*TASK TO COMPLETE*
Return each line of the listing below, unchanged, and omit the images.

Start of MATERIAL

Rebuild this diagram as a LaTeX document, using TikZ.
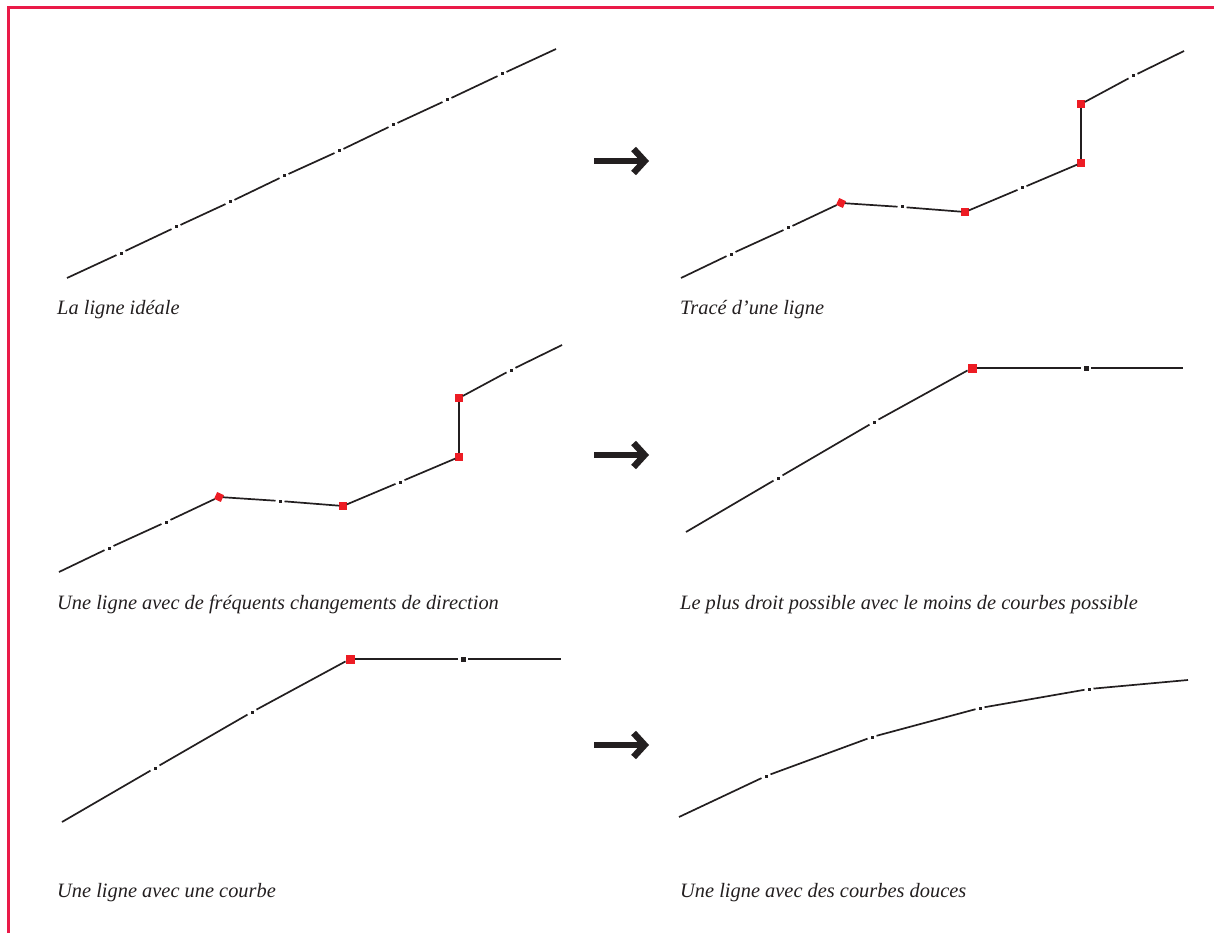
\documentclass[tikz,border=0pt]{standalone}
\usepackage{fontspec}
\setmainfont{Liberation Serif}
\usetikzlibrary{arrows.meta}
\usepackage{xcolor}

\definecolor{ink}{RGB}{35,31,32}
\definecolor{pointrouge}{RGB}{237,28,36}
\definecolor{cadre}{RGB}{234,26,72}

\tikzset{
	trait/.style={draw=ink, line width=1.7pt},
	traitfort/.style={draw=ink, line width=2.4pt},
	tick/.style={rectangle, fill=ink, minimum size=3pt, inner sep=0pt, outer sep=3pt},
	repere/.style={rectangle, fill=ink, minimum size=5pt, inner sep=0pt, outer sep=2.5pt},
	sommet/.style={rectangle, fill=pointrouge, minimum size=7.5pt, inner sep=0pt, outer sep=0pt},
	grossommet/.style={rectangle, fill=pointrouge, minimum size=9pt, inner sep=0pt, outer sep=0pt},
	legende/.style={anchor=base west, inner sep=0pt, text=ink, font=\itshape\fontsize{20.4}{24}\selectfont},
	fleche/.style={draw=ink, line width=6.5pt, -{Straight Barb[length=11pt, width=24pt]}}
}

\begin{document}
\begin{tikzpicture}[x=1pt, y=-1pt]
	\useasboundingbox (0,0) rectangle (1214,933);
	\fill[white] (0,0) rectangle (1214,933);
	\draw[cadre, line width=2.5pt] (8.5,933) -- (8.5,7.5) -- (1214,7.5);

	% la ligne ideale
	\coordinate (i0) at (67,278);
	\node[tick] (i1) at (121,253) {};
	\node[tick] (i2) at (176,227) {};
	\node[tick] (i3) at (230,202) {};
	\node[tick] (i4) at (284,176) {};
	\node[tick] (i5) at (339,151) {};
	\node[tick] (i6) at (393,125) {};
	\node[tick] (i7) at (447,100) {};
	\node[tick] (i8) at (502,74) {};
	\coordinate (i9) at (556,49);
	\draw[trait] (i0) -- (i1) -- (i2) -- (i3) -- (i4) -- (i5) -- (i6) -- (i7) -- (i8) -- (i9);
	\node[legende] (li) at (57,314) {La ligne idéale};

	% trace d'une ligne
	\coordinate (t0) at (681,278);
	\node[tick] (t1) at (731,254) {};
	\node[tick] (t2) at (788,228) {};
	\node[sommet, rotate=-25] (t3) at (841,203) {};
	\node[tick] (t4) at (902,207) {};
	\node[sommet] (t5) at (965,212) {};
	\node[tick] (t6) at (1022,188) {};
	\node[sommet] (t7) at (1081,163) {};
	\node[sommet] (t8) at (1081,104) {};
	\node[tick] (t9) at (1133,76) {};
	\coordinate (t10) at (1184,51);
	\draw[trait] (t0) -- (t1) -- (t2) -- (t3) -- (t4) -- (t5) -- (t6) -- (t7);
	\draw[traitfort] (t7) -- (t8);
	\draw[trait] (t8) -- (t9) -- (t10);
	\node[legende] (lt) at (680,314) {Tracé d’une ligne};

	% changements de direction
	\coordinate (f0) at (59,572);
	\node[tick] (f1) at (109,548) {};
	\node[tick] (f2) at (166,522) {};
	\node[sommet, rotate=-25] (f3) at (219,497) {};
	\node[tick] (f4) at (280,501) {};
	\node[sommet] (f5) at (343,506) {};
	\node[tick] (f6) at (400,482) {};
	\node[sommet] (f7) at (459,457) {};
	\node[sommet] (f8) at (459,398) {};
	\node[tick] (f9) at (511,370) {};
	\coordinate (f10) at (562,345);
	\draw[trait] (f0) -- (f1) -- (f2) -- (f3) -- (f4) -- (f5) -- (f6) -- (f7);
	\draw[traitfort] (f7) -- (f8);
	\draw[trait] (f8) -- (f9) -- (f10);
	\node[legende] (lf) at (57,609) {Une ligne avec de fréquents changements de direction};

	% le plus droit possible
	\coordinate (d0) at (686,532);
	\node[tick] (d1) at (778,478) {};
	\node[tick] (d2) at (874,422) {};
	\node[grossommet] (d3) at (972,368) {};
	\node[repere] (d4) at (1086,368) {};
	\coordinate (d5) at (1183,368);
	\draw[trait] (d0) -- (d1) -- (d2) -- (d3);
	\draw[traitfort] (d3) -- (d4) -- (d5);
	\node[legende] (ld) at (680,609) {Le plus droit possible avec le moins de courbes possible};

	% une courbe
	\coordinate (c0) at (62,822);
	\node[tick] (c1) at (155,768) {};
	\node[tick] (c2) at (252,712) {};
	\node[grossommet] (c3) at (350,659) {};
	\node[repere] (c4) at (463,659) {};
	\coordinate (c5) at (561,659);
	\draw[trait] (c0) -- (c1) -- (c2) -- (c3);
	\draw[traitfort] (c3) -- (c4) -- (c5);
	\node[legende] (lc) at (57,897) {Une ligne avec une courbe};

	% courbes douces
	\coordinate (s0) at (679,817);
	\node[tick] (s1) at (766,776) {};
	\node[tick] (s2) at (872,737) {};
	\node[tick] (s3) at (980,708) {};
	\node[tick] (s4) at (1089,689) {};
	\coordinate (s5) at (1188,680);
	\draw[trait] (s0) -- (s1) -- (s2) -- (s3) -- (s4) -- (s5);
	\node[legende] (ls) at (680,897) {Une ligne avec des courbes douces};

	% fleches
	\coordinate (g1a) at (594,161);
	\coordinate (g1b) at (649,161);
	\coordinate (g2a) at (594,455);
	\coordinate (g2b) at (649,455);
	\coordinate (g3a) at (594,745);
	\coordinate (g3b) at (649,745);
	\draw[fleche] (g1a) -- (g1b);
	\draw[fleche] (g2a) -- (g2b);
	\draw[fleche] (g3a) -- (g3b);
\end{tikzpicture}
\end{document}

End of MATERIAL

*ANSWER TO THE TASK*
Rebuild this diagram as a LaTeX document, using TikZ.
\documentclass[tikz,border=0pt]{standalone}
\usepackage{fontspec}
\setmainfont{Liberation Serif}
\usetikzlibrary{arrows.meta}
\usepackage{xcolor}

\definecolor{ink}{RGB}{35,31,32}
\definecolor{pointrouge}{RGB}{237,28,36}
\definecolor{cadre}{RGB}{234,26,72}

\tikzset{
	trait/.style={draw=ink, line width=1.7pt},
	traitfort/.style={draw=ink, line width=2.4pt},
	tick/.style={rectangle, fill=ink, minimum size=3pt, inner sep=0pt, outer sep=3pt},
	repere/.style={rectangle, fill=ink, minimum size=5pt, inner sep=0pt, outer sep=2.5pt},
	sommet/.style={rectangle, fill=pointrouge, minimum size=7.5pt, inner sep=0pt, outer sep=0pt},
	grossommet/.style={rectangle, fill=pointrouge, minimum size=9pt, inner sep=0pt, outer sep=0pt},
	legende/.style={anchor=base west, inner sep=0pt, text=ink, font=\itshape\fontsize{20.4}{24}\selectfont},
	fleche/.style={draw=ink, line width=6.5pt, -{Straight Barb[length=11pt, width=24pt]}}
}

\begin{document}
\begin{tikzpicture}[x=1pt, y=-1pt]
	\useasboundingbox (0,0) rectangle (1214,933);
	\fill[white] (0,0) rectangle (1214,933);
	\draw[cadre, line width=2.5pt] (8.5,933) -- (8.5,7.5) -- (1214,7.5);

	% la ligne ideale
	\coordinate (i0) at (67,278);
	\node[tick] (i1) at (121,253) {};
	\node[tick] (i2) at (176,227) {};
	\node[tick] (i3) at (230,202) {};
	\node[tick] (i4) at (284,176) {};
	\node[tick] (i5) at (339,151) {};
	\node[tick] (i6) at (393,125) {};
	\node[tick] (i7) at (447,100) {};
	\node[tick] (i8) at (502,74) {};
	\coordinate (i9) at (556,49);
	\draw[trait] (i0) -- (i1) -- (i2) -- (i3) -- (i4) -- (i5) -- (i6) -- (i7) -- (i8) -- (i9);
	\node[legende] (li) at (57,314) {La ligne idéale};

	% trace d'une ligne
	\coordinate (t0) at (681,278);
	\node[tick] (t1) at (731,254) {};
	\node[tick] (t2) at (788,228) {};
	\node[sommet, rotate=-25] (t3) at (841,203) {};
	\node[tick] (t4) at (902,207) {};
	\node[sommet] (t5) at (965,212) {};
	\node[tick] (t6) at (1022,188) {};
	\node[sommet] (t7) at (1081,163) {};
	\node[sommet] (t8) at (1081,104) {};
	\node[tick] (t9) at (1133,76) {};
	\coordinate (t10) at (1184,51);
	\draw[trait] (t0) -- (t1) -- (t2) -- (t3) -- (t4) -- (t5) -- (t6) -- (t7);
	\draw[traitfort] (t7) -- (t8);
	\draw[trait] (t8) -- (t9) -- (t10);
	\node[legende] (lt) at (680,314) {Tracé d’une ligne};

	% changements de direction
	\coordinate (f0) at (59,572);
	\node[tick] (f1) at (109,548) {};
	\node[tick] (f2) at (166,522) {};
	\node[sommet, rotate=-25] (f3) at (219,497) {};
	\node[tick] (f4) at (280,501) {};
	\node[sommet] (f5) at (343,506) {};
	\node[tick] (f6) at (400,482) {};
	\node[sommet] (f7) at (459,457) {};
	\node[sommet] (f8) at (459,398) {};
	\node[tick] (f9) at (511,370) {};
	\coordinate (f10) at (562,345);
	\draw[trait] (f0) -- (f1) -- (f2) -- (f3) -- (f4) -- (f5) -- (f6) -- (f7);
	\draw[traitfort] (f7) -- (f8);
	\draw[trait] (f8) -- (f9) -- (f10);
	\node[legende] (lf) at (57,609) {Une ligne avec de fréquents changements de direction};

	% le plus droit possible
	\coordinate (d0) at (686,532);
	\node[tick] (d1) at (778,478) {};
	\node[tick] (d2) at (874,422) {};
	\node[grossommet] (d3) at (972,368) {};
	\node[repere] (d4) at (1086,368) {};
	\coordinate (d5) at (1183,368);
	\draw[trait] (d0) -- (d1) -- (d2) -- (d3);
	\draw[traitfort] (d3) -- (d4) -- (d5);
	\node[legende] (ld) at (680,609) {Le plus droit possible avec le moins de courbes possible};

	% une courbe
	\coordinate (c0) at (62,822);
	\node[tick] (c1) at (155,768) {};
	\node[tick] (c2) at (252,712) {};
	\node[grossommet] (c3) at (350,659) {};
	\node[repere] (c4) at (463,659) {};
	\coordinate (c5) at (561,659);
	\draw[trait] (c0) -- (c1) -- (c2) -- (c3);
	\draw[traitfort] (c3) -- (c4) -- (c5);
	\node[legende] (lc) at (57,897) {Une ligne avec une courbe};

	% courbes douces
	\coordinate (s0) at (679,817);
	\node[tick] (s1) at (766,776) {};
	\node[tick] (s2) at (872,737) {};
	\node[tick] (s3) at (980,708) {};
	\node[tick] (s4) at (1089,689) {};
	\coordinate (s5) at (1188,680);
	\draw[trait] (s0) -- (s1) -- (s2) -- (s3) -- (s4) -- (s5);
	\node[legende] (ls) at (680,897) {Une ligne avec des courbes douces};

	% fleches
	\coordinate (g1a) at (594,161);
	\coordinate (g1b) at (649,161);
	\coordinate (g2a) at (594,455);
	\coordinate (g2b) at (649,455);
	\coordinate (g3a) at (594,745);
	\coordinate (g3b) at (649,745);
	\draw[fleche] (g1a) -- (g1b);
	\draw[fleche] (g2a) -- (g2b);
	\draw[fleche] (g3a) -- (g3b);
\end{tikzpicture}
\end{document}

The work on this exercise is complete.